*Data shown*:
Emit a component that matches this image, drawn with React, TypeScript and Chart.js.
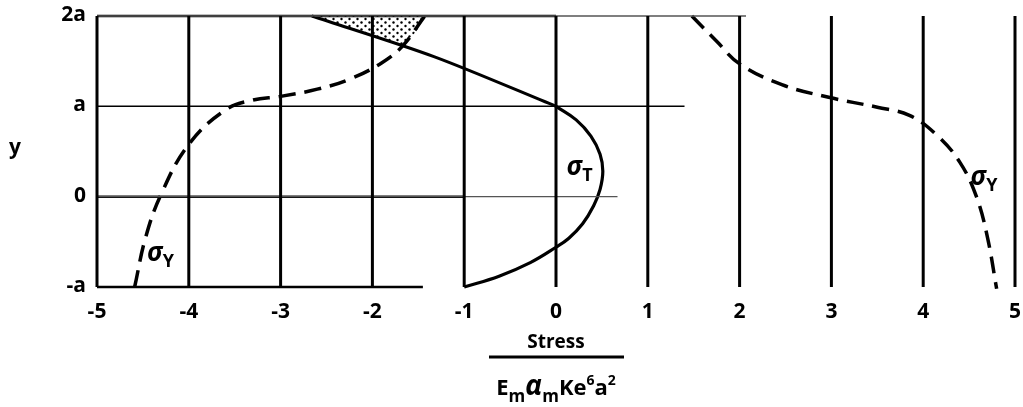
import React, { useEffect, useRef } from "react";
import { Chart, registerables } from "chart.js";

Chart.register(...registerables);

// ---- data ----
const xTicks = [-5, -4, -3, -2, -1, 0, 1, 2, 3, 4, 5];
const xTickLabels = ["-5", "-4", "-3", "-2", "-1", "0", "1", "2", "3", "4", "5"];
const yTicks = [2, 1, 0, -1];
const yTickLabels = ["2a", "a", "0", "-a"];

// horizontal reference lines: y level, heavy part end, light part end
const hLineY = [2, 1, 0, -1];
const hLineHeavyEnd = [0, 1.4, -1, -1.45];
const hLineLightEnd = [2.07, 1.4, 0.67, -1.45];

// sigma_T : upper nearly straight part and lower parabolic part
const sigmaTUpperX = [-2.66, -1.33, 0.0];
const sigmaTUpperY = [2.0, 1.55, 1.0];
const sigmaTLowerX = [0.0, 0.22, 0.38, 0.48, 0.51, 0.48, 0.41, 0.29, 0.14, 0.0, -0.28, -0.62, -1.0];
const sigmaTLowerY = [1.0, 0.85, 0.67, 0.47, 0.28, 0.08, -0.1, -0.3, -0.46, -0.56, -0.73, -0.88, -1.0];

// sigma_Y left (dashed)
const sigmaYLeftX = [-4.59, -4.47, -4.3, -4.0, -3.6, -3.3, -3.0, -2.6, -2.25, -1.9, -1.67, -1.43];
const sigmaYLeftY = [-1.0, -0.45, 0.03, 0.58, 0.96, 1.07, 1.11, 1.19, 1.3, 1.48, 1.67, 2.0];

// sigma_Y right (dashed)
const sigmaYRightX = [1.48, 1.75, 2.0, 2.46, 2.97, 3.5, 3.85, 4.15, 4.4, 4.58, 4.7, 4.8];
const sigmaYRightY = [2.0, 1.72, 1.47, 1.24, 1.1, 0.99, 0.9, 0.68, 0.38, 0.0, -0.45, -1.02];

// stippled region between sigma_T and sigma_Y near the top
const shadeX = [-2.66, -1.43, -1.52, -1.67, -2.0, -2.66];
const shadeY = [2.0, 2.0, 1.83, 1.67, 1.78, 2.0];

// curve labels (data coords)
const curveLabels = [
  { sub: "T", x: 0.2, y: 0.32 },
  { sub: "Y", x: -4.37, y: -0.63 },
  { sub: "Y", x: 4.6, y: 0.21 },
];
const yAxisTitle = "y";
const yAxisTitleValue = 0.54;
const xTitleTop = "Stress";

const pts = (xs: number[], ys: number[]) => xs.map((x, i) => ({ x, y: ys[i] }));

function makeDotPattern(): CanvasPattern | string {
  const c = document.createElement("canvas");
  c.width = 8;
  c.height = 7;
  const g = c.getContext("2d");
  if (!g) return "#000";
  g.fillStyle = "#000";
  g.beginPath();
  g.arc(1.5, 1.5, 1.2, 0, Math.PI * 2);
  g.fill();
  g.beginPath();
  g.arc(5.5, 5, 1.2, 0, Math.PI * 2);
  g.fill();
  const p = g.createPattern(c, "repeat");
  return p || "#000";
}

const MAIN_FONT = "'Open Sans', 'DejaVu Sans', sans-serif";
const GREEK_FONT = "'Noto Sans', 'DejaVu Sans', sans-serif";

const textPlugin = {
  id: "textPlugin",
  afterDraw(chart: any) {
    const ctx: CanvasRenderingContext2D = chart.ctx;
    const xs = chart.scales.x;
    const ys = chart.scales.y;
    const area = chart.chartArea;
    ctx.save();
    ctx.fillStyle = "#000";
    ctx.strokeStyle = "#000";

    // x tick labels
    ctx.font = `bold 21px ${MAIN_FONT}`;
    ctx.textAlign = "center";
    ctx.textBaseline = "middle";
    xTicks.forEach((v, i) => {
      ctx.fillText(xTickLabels[i], xs.getPixelForValue(v), area.bottom + 25);
    });

    // y tick labels
    ctx.textAlign = "right";
    yTicks.forEach((v, i) => {
      ctx.fillText(yTickLabels[i], area.left - 11, ys.getPixelForValue(v) - 1);
    });

    // y title
    ctx.textAlign = "center";
    ctx.fillText(yAxisTitle, 15, ys.getPixelForValue(yAxisTitleValue));

    // curve labels
    curveLabels.forEach((l) => {
      const px = xs.getPixelForValue(l.x);
      const py = ys.getPixelForValue(l.y);
      ctx.font = `italic bold 26px ${GREEK_FONT}`;
      ctx.textAlign = "center";
      ctx.textBaseline = "alphabetic";
      const w = ctx.measureText("σ").width;
      ctx.fillText("σ", px, py + 7);
      ctx.font = `bold 18px ${MAIN_FONT}`;
      ctx.textAlign = "left";
      ctx.fillText(l.sub, px + w / 2, py + 13);
    });

    // x title fraction
    const cx = xs.getPixelForValue(0);
    const top = area.bottom;
    ctx.font = `bold 19px ${MAIN_FONT}`;
    ctx.textAlign = "center";
    ctx.textBaseline = "alphabetic";
    ctx.fillText(xTitleTop, cx, top + 61);
    ctx.lineWidth = 3;
    ctx.beginPath();
    ctx.moveTo(cx - 67, top + 70);
    ctx.lineTo(cx + 68, top + 70);
    ctx.stroke();

    const parts: { t: string; f: string; dy: number }[] = [
      { t: "E", f: `bold 22px ${MAIN_FONT}`, dy: 0 },
      { t: "m", f: `bold 17px ${MAIN_FONT}`, dy: 7 },
      { t: "α", f: `italic bold 28px ${GREEK_FONT}`, dy: 0 },
      { t: "m", f: `bold 17px ${MAIN_FONT}`, dy: 7 },
      { t: "Ke", f: `bold 22px ${MAIN_FONT}`, dy: 0 },
      { t: "6", f: `bold 14px ${MAIN_FONT}`, dy: -10 },
      { t: "a", f: `bold 22px ${MAIN_FONT}`, dy: 0 },
      { t: "2", f: `bold 14px ${MAIN_FONT}`, dy: -10 },
    ];
    let total = 0;
    parts.forEach((p) => {
      ctx.font = p.f;
      total += ctx.measureText(p.t).width;
    });
    let x = cx - total / 2;
    ctx.textAlign = "left";
    parts.forEach((p) => {
      ctx.font = p.f;
      ctx.fillText(p.t, x, top + 108 + p.dy);
      x += ctx.measureText(p.t).width;
    });
    ctx.restore();
  },
};

export default function App() {
  const ref = useRef<HTMLCanvasElement | null>(null);
  useEffect(() => {
    if (!ref.current) return;
    const line = (data: any[], extra: any = {}) => ({
      data,
      showLine: true,
      pointRadius: 0,
      borderColor: "#000",
      borderWidth: 3,
      fill: false,
      tension: 0,
      clip: false,
      ...extra,
    });
    const datasets: any[] = [];
    // stipple
    datasets.push(
      line(pts(shadeX, shadeY), {
        fill: "shape",
        backgroundColor: makeDotPattern(),
        borderWidth: 0,
        borderColor: "rgba(0,0,0,0)",
      })
    );
    // vertical grid lines
    xTicks.forEach((v) => {
      datasets.push(line([{ x: v, y: -1 }, { x: v, y: 2 }], { borderWidth: 3 }));
    });
    // horizontal lines
    hLineY.forEach((y, i) => {
      if (hLineLightEnd[i] > hLineHeavyEnd[i]) {
        datasets.push(
          line([{ x: -5, y }, { x: hLineLightEnd[i], y }], { borderWidth: 1.3, borderColor: "#555" })
        );
      }
      datasets.push(line([{ x: -5, y }, { x: hLineHeavyEnd[i], y }], { borderWidth: y === 1 ? 1.5 : 2.5 }));
    });
    // curves
    datasets.push(line(pts(sigmaTUpperX, sigmaTUpperY), { borderWidth: 3, tension: 0.3 }));
    datasets.push(line(pts(sigmaTLowerX, sigmaTLowerY), { borderWidth: 3.2, tension: 0.4 }));
    datasets.push(
      line(pts(sigmaYLeftX, sigmaYLeftY), { borderWidth: 3.5, tension: 0.4, borderDash: [17, 9] })
    );
    datasets.push(
      line(pts(sigmaYRightX, sigmaYRightY), { borderWidth: 3.5, tension: 0.4, borderDash: [17, 9] })
    );

    const chart = new Chart(ref.current, {
      type: "scatter",
      data: { datasets },
      options: {
        animation: false,
        responsive: false,
        devicePixelRatio: 1,
        layout: { padding: { left: 97, right: 8, top: 16, bottom: 120 } },
        plugins: { legend: { display: false }, tooltip: { enabled: false } },
        scales: {
          x: { type: "linear", min: -5, max: 5, display: false },
          y: { type: "linear", min: -1, max: 2, display: false },
        },
      } as any,
      plugins: [textPlugin],
    });
    return () => chart.destroy();
  }, []);

  return (
    <div style={{ position: "absolute", left: 0, top: 0, width: 1023, height: 407, background: "#fff" }}>
      <canvas ref={ref} width={1023} height={407} style={{ width: 1023, height: 407, display: "block" }} />
    </div>
  );
}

*Direction*: Copy nothing but the lines from the first one in the listing through the line with "const pts = (xs: number[], ys: number[])", and omit the pictures.

*Solved exercise*:
Emit a component that matches this image, drawn with React, TypeScript and Chart.js.
import React, { useEffect, useRef } from "react";
import { Chart, registerables } from "chart.js";

Chart.register(...registerables);

// ---- data ----
const xTicks = [-5, -4, -3, -2, -1, 0, 1, 2, 3, 4, 5];
const xTickLabels = ["-5", "-4", "-3", "-2", "-1", "0", "1", "2", "3", "4", "5"];
const yTicks = [2, 1, 0, -1];
const yTickLabels = ["2a", "a", "0", "-a"];

// horizontal reference lines: y level, heavy part end, light part end
const hLineY = [2, 1, 0, -1];
const hLineHeavyEnd = [0, 1.4, -1, -1.45];
const hLineLightEnd = [2.07, 1.4, 0.67, -1.45];

// sigma_T : upper nearly straight part and lower parabolic part
const sigmaTUpperX = [-2.66, -1.33, 0.0];
const sigmaTUpperY = [2.0, 1.55, 1.0];
const sigmaTLowerX = [0.0, 0.22, 0.38, 0.48, 0.51, 0.48, 0.41, 0.29, 0.14, 0.0, -0.28, -0.62, -1.0];
const sigmaTLowerY = [1.0, 0.85, 0.67, 0.47, 0.28, 0.08, -0.1, -0.3, -0.46, -0.56, -0.73, -0.88, -1.0];

// sigma_Y left (dashed)
const sigmaYLeftX = [-4.59, -4.47, -4.3, -4.0, -3.6, -3.3, -3.0, -2.6, -2.25, -1.9, -1.67, -1.43];
const sigmaYLeftY = [-1.0, -0.45, 0.03, 0.58, 0.96, 1.07, 1.11, 1.19, 1.3, 1.48, 1.67, 2.0];

// sigma_Y right (dashed)
const sigmaYRightX = [1.48, 1.75, 2.0, 2.46, 2.97, 3.5, 3.85, 4.15, 4.4, 4.58, 4.7, 4.8];
const sigmaYRightY = [2.0, 1.72, 1.47, 1.24, 1.1, 0.99, 0.9, 0.68, 0.38, 0.0, -0.45, -1.02];

// stippled region between sigma_T and sigma_Y near the top
const shadeX = [-2.66, -1.43, -1.52, -1.67, -2.0, -2.66];
const shadeY = [2.0, 2.0, 1.83, 1.67, 1.78, 2.0];

// curve labels (data coords)
const curveLabels = [
  { sub: "T", x: 0.2, y: 0.32 },
  { sub: "Y", x: -4.37, y: -0.63 },
  { sub: "Y", x: 4.6, y: 0.21 },
];
const yAxisTitle = "y";
const yAxisTitleValue = 0.54;
const xTitleTop = "Stress";

const pts = (xs: number[], ys: number[]) => xs.map((x, i) => ({ x, y: ys[i] }));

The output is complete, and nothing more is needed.